> _CHALLENGE_:
Quote the listing below word for word, stopping after the line that contains "import pandas as pd".
** Start MATERIALS PROVIDED **
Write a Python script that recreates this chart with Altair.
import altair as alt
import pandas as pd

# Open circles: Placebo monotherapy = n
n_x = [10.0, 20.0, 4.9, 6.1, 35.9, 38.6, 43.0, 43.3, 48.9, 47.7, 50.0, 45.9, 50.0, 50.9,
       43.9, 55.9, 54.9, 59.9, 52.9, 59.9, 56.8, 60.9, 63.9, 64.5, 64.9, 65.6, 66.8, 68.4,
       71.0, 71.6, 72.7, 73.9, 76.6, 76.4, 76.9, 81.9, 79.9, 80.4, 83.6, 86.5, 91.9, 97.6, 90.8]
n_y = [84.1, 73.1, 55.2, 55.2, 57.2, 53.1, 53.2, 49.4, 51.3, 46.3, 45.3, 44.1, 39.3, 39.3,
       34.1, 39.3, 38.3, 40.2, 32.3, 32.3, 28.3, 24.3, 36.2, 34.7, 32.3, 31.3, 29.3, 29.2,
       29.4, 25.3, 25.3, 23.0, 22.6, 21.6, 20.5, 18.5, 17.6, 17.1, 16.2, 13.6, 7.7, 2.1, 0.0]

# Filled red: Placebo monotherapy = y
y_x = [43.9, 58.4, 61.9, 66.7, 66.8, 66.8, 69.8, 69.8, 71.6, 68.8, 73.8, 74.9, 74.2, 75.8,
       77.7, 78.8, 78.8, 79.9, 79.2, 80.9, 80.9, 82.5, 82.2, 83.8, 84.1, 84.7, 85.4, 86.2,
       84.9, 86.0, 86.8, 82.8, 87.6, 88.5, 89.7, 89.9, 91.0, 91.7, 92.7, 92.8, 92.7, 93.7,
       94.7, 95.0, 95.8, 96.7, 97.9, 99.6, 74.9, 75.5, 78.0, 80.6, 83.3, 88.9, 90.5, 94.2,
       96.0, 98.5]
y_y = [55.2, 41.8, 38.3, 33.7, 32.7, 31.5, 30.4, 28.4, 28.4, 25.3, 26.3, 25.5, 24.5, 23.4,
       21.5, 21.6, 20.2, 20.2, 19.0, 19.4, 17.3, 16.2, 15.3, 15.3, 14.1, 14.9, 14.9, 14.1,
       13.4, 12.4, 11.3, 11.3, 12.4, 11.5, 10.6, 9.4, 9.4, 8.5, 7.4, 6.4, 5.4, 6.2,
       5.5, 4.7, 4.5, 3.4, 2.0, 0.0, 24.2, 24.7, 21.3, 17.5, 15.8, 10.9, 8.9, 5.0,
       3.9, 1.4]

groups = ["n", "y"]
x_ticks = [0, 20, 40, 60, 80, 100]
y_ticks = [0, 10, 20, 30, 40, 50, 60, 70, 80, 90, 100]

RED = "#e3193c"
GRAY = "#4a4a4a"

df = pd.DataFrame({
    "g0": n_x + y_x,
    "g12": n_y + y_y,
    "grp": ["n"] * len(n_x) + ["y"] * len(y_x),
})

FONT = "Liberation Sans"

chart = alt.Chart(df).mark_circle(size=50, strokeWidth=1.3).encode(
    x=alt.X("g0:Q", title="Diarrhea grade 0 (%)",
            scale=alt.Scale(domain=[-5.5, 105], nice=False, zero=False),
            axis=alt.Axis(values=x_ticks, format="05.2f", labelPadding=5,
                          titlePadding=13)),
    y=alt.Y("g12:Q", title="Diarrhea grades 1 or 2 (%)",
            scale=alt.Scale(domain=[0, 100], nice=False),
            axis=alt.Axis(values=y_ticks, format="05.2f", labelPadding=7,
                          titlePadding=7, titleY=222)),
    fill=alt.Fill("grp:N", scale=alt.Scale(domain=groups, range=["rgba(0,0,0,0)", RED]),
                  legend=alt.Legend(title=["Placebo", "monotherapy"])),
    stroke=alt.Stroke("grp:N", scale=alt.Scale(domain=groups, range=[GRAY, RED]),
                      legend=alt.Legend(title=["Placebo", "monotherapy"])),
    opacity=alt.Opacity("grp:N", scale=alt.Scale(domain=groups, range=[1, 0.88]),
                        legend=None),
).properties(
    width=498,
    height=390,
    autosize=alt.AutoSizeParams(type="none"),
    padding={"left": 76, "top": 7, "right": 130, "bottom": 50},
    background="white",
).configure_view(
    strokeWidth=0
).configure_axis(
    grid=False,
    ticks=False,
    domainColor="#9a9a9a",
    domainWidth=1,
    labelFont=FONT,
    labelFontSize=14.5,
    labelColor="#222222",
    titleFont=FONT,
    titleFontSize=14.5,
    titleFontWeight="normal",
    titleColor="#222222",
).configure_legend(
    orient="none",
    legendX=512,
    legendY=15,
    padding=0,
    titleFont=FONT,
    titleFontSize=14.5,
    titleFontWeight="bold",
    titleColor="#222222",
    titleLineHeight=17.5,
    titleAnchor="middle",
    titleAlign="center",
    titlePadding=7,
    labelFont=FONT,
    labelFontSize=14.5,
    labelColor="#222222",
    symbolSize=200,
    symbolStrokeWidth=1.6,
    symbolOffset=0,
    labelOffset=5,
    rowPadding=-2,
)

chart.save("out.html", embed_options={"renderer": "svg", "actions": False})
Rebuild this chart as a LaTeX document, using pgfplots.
** End MATERIALS PROVIDED **
> _ANSWER TO THIS PROBLEM_:
Write a Python script that recreates this chart with Altair.
import altair as alt
import pandas as pd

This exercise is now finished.